Who Does God Say that I Am? - WANTED

Several years ago, I was going through a season of depression. I was lonely and felt far from God. Just a year and a half before that I started working on Sunday mornings. I had grown up going to church and knew how important it was for my relationship with God. However, I thought skipping a few Sundays wouldn’t make that much of a difference. I let my pride convince me that I was fine on my own and did not need a church or community of believers to keep my faith strong. Fast forward a few months later and I was working 65+ hours per week, living alone, feeling disconnected from friends, and struggling with my faith in God. 

Not only did my faith not grow, but I also started believing lies about my worth and my identity in Christ. I thought I wouldn’t be welcomed back at church because of how far I had drifted. I imagined walking in and feeling the judgment of other people. I thought that God was disappointed with me and did not want me as his child.

This season of depression lasted for a few months until I was finally able to see that something needed to change. A good friend convinced me that she cared about me and was worried about me so I started talking to a counselor. I still had my excuses for not being able to attend church and get involved in groups, but I was starting to feel God’s pull on my heart again. 

I mustered up the courage to request Sunday morning off from work, and three Sundays in a row I woke up with every intention of trying out a new church. Three Sundays in a row, I let the fear take hold and the thoughts that I am not good enough kept me in bed -- too nauseous to move. 

Draw near to God, and he will draw near to you.
— James 4:8

On the fourth week, I enlisted the help of another friend who also wanted to go back to church. The Saturday night before, I was reading my Bible and came across Psalm 5:7 which says, “But I through the abundance of your steadfast love will enter your house.” This verse struck me in a way that I had never experienced before. It felt to me like a personal invitation from God that he wanted me to come to him and worship him. It is only by his abundant love for me that I am able to overcome fear and the lies I had believed about myself and come to a place where I can worship him. That Sunday I came to Forefront Church at Bear Creek K-8 for the first time. 

My fears of other people judging me were made up in my mind. I judged myself more harshly than anyone else would have.
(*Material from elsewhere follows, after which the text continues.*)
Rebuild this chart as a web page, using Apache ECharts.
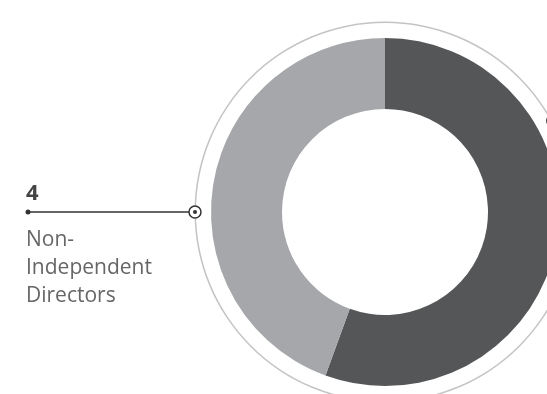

My fears of God not wanting me were only a manifestation of the shame and disappointment I felt in myself. The truth is that God wants me and has a place for me in his house and in his family. God is inviting you also to enjoy a loving relationship with him. He wants you to throw off the lies that you believe and be reminded of your identity in him. You are WANTED.

And the Lord, He is the One who goes before you. He will be with you, He will not leave you nor forsake you; do not fear nor be dismayed.
— Deuteronomy 31:8

Prayer: Heavenly Father, Thank you for your steadfast love that gently draws me back to you. Please remind me of the truth of who you say I am.